Julia Laura Jackson survived to adulthood and married William Edmund Christian June 2, 1885 and bore him a daughter and a son. Tragically, Julia Jackson Christian died of typhoid fever August 30, 1889, at the age of twenty-six. This obituary appeared in the Lafayette Advertiser in Lafayette, Louisiana, on September 7, 1889:
A dispatch from Charlotte, North Carolina, August 30th, conveys the following sad intelligence:
Mrs. W.E. Christian (nee Julia Jackson), the only child of General “Stonewall” Jackson, died here at six o’clock this morning, after two weeks illness of typhoid fever.
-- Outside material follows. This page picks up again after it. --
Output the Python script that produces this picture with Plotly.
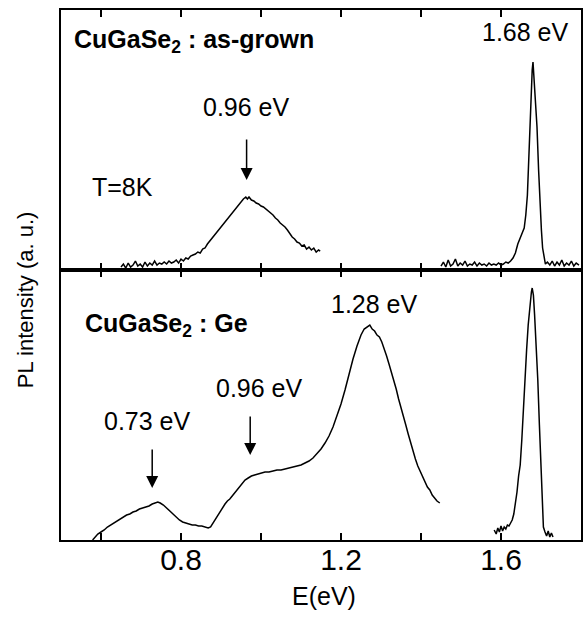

Her husband is editor of a weekly paper here called the Charlotte Democrat. The remains will be taken to Lexington, VA, for interment beside those of her father. She leaves two little children.
Anna Jackson did not remarry. She lived the rest of her life in Charlotte, although she frequently traveled to visit friends and family. She was known as the “Widow of the Confederacy,” especially at the many Confederate Veterans’ events she attended, and devoted much of her time to the United Daughters of the Confederacy during her later years.
Image: Julia Laura Jackson
As a young lady
Anna also wrote two books about her General: Life and Letters of General Thomas J. Jackson (Stonewall Jackson) (1892) and Memoirs of Stonewall Jackson, by His Widow (1895). In 1910 she published Julia Jackson Christian, Daughter of Stonewall Jackson.
Mary Anna Morrison Jackson died March 24, 1915 in Charlotte at age eighty-three; she is buried beside her husband in Stonewall Jackson Memorial Cemetery in Lexington, Virginia.